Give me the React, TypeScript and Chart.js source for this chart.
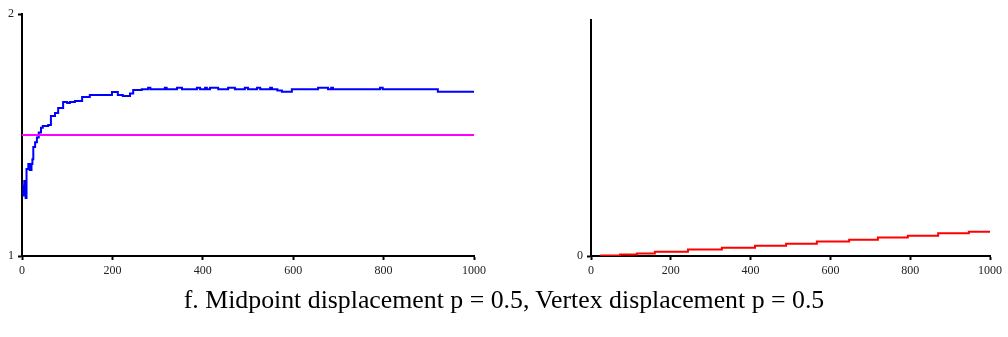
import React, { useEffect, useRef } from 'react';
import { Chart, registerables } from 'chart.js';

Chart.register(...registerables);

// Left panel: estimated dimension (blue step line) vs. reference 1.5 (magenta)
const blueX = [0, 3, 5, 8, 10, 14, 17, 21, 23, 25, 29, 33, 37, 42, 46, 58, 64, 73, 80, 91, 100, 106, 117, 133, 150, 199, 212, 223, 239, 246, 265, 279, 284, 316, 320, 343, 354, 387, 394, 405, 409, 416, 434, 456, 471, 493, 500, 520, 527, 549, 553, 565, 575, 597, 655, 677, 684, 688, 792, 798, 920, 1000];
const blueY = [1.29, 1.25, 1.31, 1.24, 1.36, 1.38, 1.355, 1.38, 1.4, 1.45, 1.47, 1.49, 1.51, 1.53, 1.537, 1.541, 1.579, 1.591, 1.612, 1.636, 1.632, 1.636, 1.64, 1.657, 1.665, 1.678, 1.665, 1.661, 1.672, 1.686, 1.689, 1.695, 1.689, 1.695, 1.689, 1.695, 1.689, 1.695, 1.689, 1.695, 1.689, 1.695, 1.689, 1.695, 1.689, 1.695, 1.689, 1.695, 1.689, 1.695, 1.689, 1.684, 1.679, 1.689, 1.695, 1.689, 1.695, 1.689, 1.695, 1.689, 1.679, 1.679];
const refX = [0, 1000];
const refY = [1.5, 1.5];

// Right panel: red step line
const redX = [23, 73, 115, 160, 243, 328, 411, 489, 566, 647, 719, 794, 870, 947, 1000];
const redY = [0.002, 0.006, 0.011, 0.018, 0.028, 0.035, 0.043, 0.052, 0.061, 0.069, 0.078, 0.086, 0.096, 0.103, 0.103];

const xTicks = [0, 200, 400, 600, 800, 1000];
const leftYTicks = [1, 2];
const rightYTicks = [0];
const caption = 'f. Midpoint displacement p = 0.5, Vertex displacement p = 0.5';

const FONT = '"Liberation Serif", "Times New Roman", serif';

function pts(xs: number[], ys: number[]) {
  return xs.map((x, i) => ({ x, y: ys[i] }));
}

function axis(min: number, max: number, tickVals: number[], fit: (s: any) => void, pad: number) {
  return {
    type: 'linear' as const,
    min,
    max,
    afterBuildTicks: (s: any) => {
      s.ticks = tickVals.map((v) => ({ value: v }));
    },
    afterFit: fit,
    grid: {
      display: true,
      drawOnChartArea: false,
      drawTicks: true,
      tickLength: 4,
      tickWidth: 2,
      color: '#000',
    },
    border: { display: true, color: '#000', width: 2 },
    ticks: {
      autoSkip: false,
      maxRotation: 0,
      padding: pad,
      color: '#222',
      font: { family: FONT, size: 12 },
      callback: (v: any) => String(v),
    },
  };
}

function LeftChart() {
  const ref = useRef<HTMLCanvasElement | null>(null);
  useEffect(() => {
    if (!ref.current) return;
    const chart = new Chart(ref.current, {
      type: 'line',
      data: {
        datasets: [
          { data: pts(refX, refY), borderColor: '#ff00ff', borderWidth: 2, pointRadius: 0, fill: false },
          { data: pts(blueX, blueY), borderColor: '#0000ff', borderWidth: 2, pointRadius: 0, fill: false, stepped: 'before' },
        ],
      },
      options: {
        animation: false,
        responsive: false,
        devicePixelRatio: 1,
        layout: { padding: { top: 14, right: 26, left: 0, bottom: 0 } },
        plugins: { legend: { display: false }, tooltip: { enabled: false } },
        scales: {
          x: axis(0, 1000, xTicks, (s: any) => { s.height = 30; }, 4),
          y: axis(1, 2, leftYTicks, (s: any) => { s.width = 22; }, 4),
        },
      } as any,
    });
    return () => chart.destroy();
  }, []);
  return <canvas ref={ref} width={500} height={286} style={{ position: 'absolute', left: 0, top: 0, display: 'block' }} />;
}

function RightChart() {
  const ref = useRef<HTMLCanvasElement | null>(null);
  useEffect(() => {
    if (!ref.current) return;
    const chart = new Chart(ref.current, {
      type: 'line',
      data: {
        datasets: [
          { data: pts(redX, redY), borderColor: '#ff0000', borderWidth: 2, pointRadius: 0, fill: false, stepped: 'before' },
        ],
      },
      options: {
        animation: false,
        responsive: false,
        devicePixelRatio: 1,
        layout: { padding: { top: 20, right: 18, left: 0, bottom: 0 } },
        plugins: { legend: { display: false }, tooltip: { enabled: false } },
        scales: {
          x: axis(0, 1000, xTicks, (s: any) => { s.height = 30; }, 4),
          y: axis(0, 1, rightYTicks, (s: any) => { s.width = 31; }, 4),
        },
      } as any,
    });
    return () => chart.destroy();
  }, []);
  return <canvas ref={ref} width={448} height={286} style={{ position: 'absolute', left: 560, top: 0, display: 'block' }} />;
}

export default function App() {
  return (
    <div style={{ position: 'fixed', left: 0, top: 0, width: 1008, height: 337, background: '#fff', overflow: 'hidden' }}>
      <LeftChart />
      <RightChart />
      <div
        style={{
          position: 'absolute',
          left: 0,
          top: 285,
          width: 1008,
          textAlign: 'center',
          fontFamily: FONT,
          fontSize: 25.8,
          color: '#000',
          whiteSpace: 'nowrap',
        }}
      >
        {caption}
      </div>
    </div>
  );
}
^^^^^^^^^^^^^^^^
## Task prompt
Skip every picture and transcribe the data above exactly.

## Solution
Give me the React, TypeScript and Chart.js source for this chart.
import React, { useEffect, useRef } from 'react';
import { Chart, registerables } from 'chart.js';

Chart.register(...registerables);

// Left panel: estimated dimension (blue step line) vs. reference 1.5 (magenta)
const blueX = [0, 3, 5, 8, 10, 14, 17, 21, 23, 25, 29, 33, 37, 42, 46, 58, 64, 73, 80, 91, 100, 106, 117, 133, 150, 199, 212, 223, 239, 246, 265, 279, 284, 316, 320, 343, 354, 387, 394, 405, 409, 416, 434, 456, 471, 493, 500, 520, 527, 549, 553, 565, 575, 597, 655, 677, 684, 688, 792, 798, 920, 1000];
const blueY = [1.29, 1.25, 1.31, 1.24, 1.36, 1.38, 1.355, 1.38, 1.4, 1.45, 1.47, 1.49, 1.51, 1.53, 1.537, 1.541, 1.579, 1.591, 1.612, 1.636, 1.632, 1.636, 1.64, 1.657, 1.665, 1.678, 1.665, 1.661, 1.672, 1.686, 1.689, 1.695, 1.689, 1.695, 1.689, 1.695, 1.689, 1.695, 1.689, 1.695, 1.689, 1.695, 1.689, 1.695, 1.689, 1.695, 1.689, 1.695, 1.689, 1.695, 1.689, 1.684, 1.679, 1.689, 1.695, 1.689, 1.695, 1.689, 1.695, 1.689, 1.679, 1.679];
const refX = [0, 1000];
const refY = [1.5, 1.5];

// Right panel: red step line
const redX = [23, 73, 115, 160, 243, 328, 411, 489, 566, 647, 719, 794, 870, 947, 1000];
const redY = [0.002, 0.006, 0.011, 0.018, 0.028, 0.035, 0.043, 0.052, 0.061, 0.069, 0.078, 0.086, 0.096, 0.103, 0.103];

const xTicks = [0, 200, 400, 600, 800, 1000];
const leftYTicks = [1, 2];
const rightYTicks = [0];
const caption = 'f. Midpoint displacement p = 0.5, Vertex displacement p = 0.5';

const FONT = '"Liberation Serif", "Times New Roman", serif';

function pts(xs: number[], ys: number[]) {
  return xs.map((x, i) => ({ x, y: ys[i] }));
}

function axis(min: number, max: number, tickVals: number[], fit: (s: any) => void, pad: number) {
  return {
    type: 'linear' as const,
    min,
    max,
    afterBuildTicks: (s: any) => {
      s.ticks = tickVals.map((v) => ({ value: v }));
    },
    afterFit: fit,
    grid: {
      display: true,
      drawOnChartArea: false,
      drawTicks: true,
      tickLength: 4,
      tickWidth: 2,
      color: '#000',
    },
    border: { display: true, color: '#000', width: 2 },
    ticks: {
      autoSkip: false,
      maxRotation: 0,
      padding: pad,
      color: '#222',
      font: { family: FONT, size: 12 },
      callback: (v: any) => String(v),
    },
  };
}

function LeftChart() {
  const ref = useRef<HTMLCanvasElement | null>(null);
  useEffect(() => {
    if (!ref.current) return;
    const chart = new Chart(ref.current, {
      type: 'line',
      data: {
        datasets: [
          { data: pts(refX, refY), borderColor: '#ff00ff', borderWidth: 2, pointRadius: 0, fill: false },
          { data: pts(blueX, blueY), borderColor: '#0000ff', borderWidth: 2, pointRadius: 0, fill: false, stepped: 'before' },
        ],
      },
      options: {
        animation: false,
        responsive: false,
        devicePixelRatio: 1,
        layout: { padding: { top: 14, right: 26, left: 0, bottom: 0 } },
        plugins: { legend: { display: false }, tooltip: { enabled: false } },
        scales: {
          x: axis(0, 1000, xTicks, (s: any) => { s.height = 30; }, 4),
          y: axis(1, 2, leftYTicks, (s: any) => { s.width = 22; }, 4),
        },
      } as any,
    });
    return () => chart.destroy();
  }, []);
  return <canvas ref={ref} width={500} height={286} style={{ position: 'absolute', left: 0, top: 0, display: 'block' }} />;
}

function RightChart() {
  const ref = useRef<HTMLCanvasElement | null>(null);
  useEffect(() => {
    if (!ref.current) return;
    const chart = new Chart(ref.current, {
      type: 'line',
      data: {
        datasets: [
          { data: pts(redX, redY), borderColor: '#ff0000', borderWidth: 2, pointRadius: 0, fill: false, stepped: 'before' },
        ],
      },
      options: {
        animation: false,
        responsive: false,
        devicePixelRatio: 1,
        layout: { padding: { top: 20, right: 18, left: 0, bottom: 0 } },
        plugins: { legend: { display: false }, tooltip: { enabled: false } },
        scales: {
          x: axis(0, 1000, xTicks, (s: any) => { s.height = 30; }, 4),
          y: axis(0, 1, rightYTicks, (s: any) => { s.width = 31; }, 4),
        },
      } as any,
    });
    return () => chart.destroy();
  }, []);
  return <canvas ref={ref} width={448} height={286} style={{ position: 'absolute', left: 560, top: 0, display: 'block' }} />;
}

export default function App() {
  return (
    <div style={{ position: 'fixed', left: 0, top: 0, width: 1008, height: 337, background: '#fff', overflow: 'hidden' }}>
      <LeftChart />
      <RightChart />
      <div
        style={{
          position: 'absolute',
          left: 0,
          top: 285,
          width: 1008,
          textAlign: 'center',
          fontFamily: FONT,
          fontSize: 25.8,
          color: '#000',
          whiteSpace: 'nowrap',
        }}
      >
        {caption}
      </div>
    </div>
  );
}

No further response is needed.